* begin Data shown *

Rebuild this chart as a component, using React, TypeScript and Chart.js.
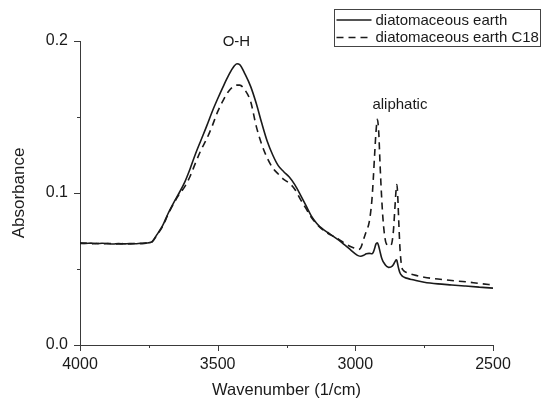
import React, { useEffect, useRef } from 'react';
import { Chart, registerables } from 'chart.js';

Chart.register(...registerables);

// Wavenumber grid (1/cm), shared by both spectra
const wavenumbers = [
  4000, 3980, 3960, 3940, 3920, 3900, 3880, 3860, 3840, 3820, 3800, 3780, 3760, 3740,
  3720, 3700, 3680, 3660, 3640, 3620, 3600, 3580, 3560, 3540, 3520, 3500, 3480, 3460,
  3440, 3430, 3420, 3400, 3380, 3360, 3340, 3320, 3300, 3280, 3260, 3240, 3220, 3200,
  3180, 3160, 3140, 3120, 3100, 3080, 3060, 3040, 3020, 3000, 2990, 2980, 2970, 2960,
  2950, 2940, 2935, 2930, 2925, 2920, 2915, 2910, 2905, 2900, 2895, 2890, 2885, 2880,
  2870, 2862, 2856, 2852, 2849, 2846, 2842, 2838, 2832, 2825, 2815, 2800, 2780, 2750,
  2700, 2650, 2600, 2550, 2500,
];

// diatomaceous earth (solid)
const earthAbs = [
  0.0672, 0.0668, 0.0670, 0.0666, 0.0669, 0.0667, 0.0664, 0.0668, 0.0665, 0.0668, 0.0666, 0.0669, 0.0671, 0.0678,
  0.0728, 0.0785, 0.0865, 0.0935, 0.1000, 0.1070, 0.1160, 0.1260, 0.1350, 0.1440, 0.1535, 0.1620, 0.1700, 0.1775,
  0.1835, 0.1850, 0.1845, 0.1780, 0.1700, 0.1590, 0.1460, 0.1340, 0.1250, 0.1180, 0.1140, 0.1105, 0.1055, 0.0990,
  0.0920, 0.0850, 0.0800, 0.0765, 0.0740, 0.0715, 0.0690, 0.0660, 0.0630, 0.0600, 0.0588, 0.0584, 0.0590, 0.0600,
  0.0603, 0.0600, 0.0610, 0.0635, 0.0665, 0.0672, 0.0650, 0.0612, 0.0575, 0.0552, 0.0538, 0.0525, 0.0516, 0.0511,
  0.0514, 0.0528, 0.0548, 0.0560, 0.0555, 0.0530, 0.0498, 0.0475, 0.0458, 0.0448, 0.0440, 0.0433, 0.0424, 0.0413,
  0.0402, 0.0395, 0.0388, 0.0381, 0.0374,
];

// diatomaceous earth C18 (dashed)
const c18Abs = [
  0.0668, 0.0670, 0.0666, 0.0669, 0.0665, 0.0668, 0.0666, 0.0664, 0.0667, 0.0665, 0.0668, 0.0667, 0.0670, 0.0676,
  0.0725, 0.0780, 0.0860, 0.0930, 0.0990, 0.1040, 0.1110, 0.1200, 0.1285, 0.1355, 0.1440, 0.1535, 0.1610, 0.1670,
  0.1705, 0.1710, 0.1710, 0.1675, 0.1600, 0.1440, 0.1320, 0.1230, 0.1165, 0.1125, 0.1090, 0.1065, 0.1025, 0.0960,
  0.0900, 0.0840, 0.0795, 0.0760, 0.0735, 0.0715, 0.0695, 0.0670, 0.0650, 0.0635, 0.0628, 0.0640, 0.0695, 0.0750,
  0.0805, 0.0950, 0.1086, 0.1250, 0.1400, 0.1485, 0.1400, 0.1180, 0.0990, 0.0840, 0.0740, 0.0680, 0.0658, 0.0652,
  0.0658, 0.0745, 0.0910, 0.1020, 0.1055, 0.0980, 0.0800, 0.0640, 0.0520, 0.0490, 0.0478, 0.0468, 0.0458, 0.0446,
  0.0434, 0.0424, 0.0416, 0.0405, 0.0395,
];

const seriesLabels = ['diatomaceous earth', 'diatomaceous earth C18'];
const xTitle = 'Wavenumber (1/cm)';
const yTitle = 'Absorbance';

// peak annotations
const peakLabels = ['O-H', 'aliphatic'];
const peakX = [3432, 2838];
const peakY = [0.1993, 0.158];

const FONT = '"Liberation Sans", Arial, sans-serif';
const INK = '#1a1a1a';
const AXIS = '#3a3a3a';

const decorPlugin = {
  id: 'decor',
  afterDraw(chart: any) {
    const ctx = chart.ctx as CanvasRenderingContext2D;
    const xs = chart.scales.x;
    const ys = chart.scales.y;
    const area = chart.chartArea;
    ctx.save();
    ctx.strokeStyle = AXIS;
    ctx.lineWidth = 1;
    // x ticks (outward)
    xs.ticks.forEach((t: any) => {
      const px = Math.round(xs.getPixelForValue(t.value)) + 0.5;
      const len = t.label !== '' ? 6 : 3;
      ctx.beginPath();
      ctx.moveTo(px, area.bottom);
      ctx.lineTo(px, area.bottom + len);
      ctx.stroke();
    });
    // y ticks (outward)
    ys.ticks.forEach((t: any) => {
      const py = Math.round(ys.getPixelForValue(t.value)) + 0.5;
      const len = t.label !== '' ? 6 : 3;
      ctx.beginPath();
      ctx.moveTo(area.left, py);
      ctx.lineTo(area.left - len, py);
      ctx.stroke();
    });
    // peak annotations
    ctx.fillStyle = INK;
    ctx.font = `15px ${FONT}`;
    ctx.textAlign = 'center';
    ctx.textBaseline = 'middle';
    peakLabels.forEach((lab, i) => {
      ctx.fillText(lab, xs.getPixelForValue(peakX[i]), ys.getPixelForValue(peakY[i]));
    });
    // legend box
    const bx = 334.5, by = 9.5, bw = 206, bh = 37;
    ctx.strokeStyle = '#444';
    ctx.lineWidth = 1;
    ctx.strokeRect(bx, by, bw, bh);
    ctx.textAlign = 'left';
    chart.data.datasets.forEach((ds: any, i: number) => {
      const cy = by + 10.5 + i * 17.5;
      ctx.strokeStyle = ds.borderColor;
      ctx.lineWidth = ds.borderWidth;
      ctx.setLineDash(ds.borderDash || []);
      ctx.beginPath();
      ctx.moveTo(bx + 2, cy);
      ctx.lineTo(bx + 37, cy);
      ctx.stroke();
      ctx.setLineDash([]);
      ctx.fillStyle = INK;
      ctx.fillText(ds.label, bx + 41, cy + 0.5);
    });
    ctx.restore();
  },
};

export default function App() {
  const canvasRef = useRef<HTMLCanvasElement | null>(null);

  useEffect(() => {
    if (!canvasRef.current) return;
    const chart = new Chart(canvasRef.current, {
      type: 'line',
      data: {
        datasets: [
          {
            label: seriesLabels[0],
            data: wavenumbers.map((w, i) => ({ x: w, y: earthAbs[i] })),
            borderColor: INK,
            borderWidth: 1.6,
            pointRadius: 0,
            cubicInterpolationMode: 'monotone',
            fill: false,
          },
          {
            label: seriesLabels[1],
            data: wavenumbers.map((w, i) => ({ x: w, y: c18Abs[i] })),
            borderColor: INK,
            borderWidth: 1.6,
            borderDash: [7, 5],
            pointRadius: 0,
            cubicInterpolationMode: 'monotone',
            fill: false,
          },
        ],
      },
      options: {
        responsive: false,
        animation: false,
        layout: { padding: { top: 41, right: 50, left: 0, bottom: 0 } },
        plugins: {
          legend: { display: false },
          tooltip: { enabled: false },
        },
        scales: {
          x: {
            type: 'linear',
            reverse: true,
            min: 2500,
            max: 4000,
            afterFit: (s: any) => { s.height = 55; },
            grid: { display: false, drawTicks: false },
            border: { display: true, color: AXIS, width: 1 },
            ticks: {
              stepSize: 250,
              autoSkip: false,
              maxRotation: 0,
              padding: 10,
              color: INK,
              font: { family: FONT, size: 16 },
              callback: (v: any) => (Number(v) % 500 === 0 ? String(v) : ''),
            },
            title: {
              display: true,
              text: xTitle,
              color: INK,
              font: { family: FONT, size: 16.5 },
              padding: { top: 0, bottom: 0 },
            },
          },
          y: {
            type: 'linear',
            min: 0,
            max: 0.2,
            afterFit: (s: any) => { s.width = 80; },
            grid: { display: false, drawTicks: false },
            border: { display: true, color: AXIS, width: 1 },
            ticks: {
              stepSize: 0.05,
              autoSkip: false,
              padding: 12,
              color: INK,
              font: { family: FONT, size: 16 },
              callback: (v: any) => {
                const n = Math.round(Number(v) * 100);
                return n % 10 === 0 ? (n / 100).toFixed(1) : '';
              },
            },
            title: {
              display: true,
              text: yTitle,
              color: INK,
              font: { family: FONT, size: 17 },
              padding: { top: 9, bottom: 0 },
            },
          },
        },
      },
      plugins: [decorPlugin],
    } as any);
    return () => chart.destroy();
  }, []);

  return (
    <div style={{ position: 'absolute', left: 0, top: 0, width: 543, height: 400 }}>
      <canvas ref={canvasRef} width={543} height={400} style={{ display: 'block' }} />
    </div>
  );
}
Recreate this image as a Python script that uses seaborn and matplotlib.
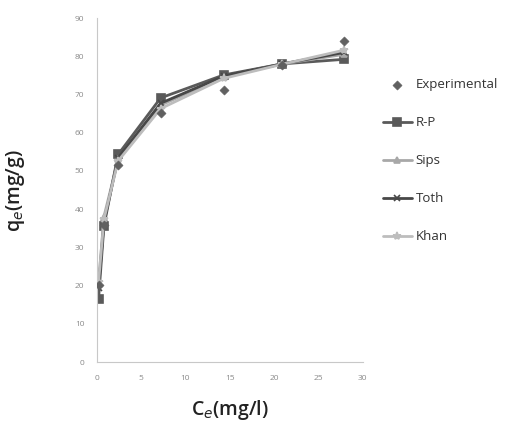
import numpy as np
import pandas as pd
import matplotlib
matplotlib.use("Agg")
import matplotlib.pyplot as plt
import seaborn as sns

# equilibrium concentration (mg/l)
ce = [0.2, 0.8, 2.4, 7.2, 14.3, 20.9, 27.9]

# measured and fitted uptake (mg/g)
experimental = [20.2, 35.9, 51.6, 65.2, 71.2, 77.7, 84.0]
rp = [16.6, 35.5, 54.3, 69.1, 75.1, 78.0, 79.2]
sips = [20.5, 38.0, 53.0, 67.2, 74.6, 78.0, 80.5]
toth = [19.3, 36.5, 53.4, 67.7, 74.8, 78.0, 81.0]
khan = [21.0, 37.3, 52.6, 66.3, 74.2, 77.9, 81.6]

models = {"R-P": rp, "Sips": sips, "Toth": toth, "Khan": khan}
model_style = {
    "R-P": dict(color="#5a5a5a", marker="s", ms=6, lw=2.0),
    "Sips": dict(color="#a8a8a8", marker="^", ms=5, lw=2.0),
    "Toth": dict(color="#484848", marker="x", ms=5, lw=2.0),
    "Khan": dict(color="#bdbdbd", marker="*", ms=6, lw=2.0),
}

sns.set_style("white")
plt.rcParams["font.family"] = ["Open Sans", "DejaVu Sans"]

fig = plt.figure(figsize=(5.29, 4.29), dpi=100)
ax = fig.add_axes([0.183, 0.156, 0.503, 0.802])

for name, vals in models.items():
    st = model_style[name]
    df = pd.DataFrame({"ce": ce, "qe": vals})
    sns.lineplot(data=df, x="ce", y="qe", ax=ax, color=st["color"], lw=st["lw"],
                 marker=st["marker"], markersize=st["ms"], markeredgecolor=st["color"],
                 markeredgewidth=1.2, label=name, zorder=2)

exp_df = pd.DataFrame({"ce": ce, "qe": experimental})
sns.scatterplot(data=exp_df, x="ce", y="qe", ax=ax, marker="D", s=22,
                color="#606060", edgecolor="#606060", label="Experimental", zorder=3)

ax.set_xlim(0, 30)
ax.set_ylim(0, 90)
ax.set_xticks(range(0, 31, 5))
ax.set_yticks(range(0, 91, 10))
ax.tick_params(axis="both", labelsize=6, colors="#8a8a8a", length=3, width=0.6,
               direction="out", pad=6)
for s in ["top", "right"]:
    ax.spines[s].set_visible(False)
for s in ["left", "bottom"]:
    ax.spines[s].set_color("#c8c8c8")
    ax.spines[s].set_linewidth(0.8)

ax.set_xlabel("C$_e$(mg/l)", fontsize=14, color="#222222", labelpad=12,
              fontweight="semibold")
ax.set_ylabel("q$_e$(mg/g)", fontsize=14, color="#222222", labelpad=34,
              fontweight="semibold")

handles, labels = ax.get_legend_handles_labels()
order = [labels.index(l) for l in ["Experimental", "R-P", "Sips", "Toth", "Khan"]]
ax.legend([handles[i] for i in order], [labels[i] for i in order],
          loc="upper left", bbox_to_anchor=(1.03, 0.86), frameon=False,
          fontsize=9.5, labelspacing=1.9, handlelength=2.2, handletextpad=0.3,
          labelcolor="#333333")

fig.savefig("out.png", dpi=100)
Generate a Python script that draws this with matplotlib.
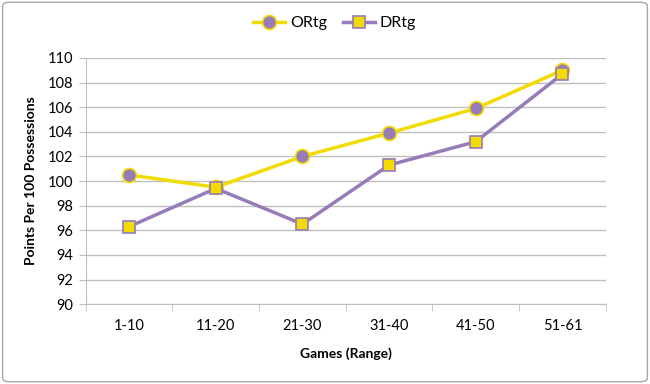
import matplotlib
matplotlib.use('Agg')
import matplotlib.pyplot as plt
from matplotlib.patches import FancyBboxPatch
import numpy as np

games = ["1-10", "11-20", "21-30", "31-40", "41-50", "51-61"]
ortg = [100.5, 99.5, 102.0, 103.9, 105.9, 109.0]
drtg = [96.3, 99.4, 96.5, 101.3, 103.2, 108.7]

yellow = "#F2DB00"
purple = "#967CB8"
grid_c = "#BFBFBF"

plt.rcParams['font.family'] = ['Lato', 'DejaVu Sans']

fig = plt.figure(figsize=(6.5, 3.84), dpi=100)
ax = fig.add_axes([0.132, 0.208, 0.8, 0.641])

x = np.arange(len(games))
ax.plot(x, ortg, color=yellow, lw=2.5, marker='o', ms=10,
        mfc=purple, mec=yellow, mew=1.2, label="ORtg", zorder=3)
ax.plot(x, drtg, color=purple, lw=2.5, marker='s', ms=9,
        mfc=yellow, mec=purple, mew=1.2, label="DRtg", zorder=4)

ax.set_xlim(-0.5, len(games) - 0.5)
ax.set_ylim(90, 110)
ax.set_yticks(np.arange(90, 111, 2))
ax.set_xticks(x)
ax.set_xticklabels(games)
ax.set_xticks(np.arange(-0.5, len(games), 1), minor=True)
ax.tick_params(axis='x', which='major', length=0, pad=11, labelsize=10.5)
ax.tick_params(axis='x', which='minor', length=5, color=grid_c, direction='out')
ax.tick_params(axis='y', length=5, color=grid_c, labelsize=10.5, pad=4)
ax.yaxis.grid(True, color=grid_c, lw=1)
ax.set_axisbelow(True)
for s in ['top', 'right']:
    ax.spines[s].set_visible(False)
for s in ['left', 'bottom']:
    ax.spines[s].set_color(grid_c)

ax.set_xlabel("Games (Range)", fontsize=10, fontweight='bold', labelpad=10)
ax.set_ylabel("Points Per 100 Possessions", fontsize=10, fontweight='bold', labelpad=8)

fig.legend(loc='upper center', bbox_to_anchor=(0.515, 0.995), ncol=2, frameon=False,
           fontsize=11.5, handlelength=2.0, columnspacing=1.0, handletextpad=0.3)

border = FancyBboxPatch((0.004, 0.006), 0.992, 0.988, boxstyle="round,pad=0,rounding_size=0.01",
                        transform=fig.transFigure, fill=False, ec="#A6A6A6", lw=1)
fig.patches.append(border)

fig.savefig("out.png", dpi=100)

* end Data shown *

Aim
Write out exactly the opening lines of the data, stopping after the line that holds "Chart.register(...registerables);". Exclude pictures.

Answer to this problem
Rebuild this chart as a component, using React, TypeScript and Chart.js.
import React, { useEffect, useRef } from 'react';
import { Chart, registerables } from 'chart.js';

Chart.register(...registerables);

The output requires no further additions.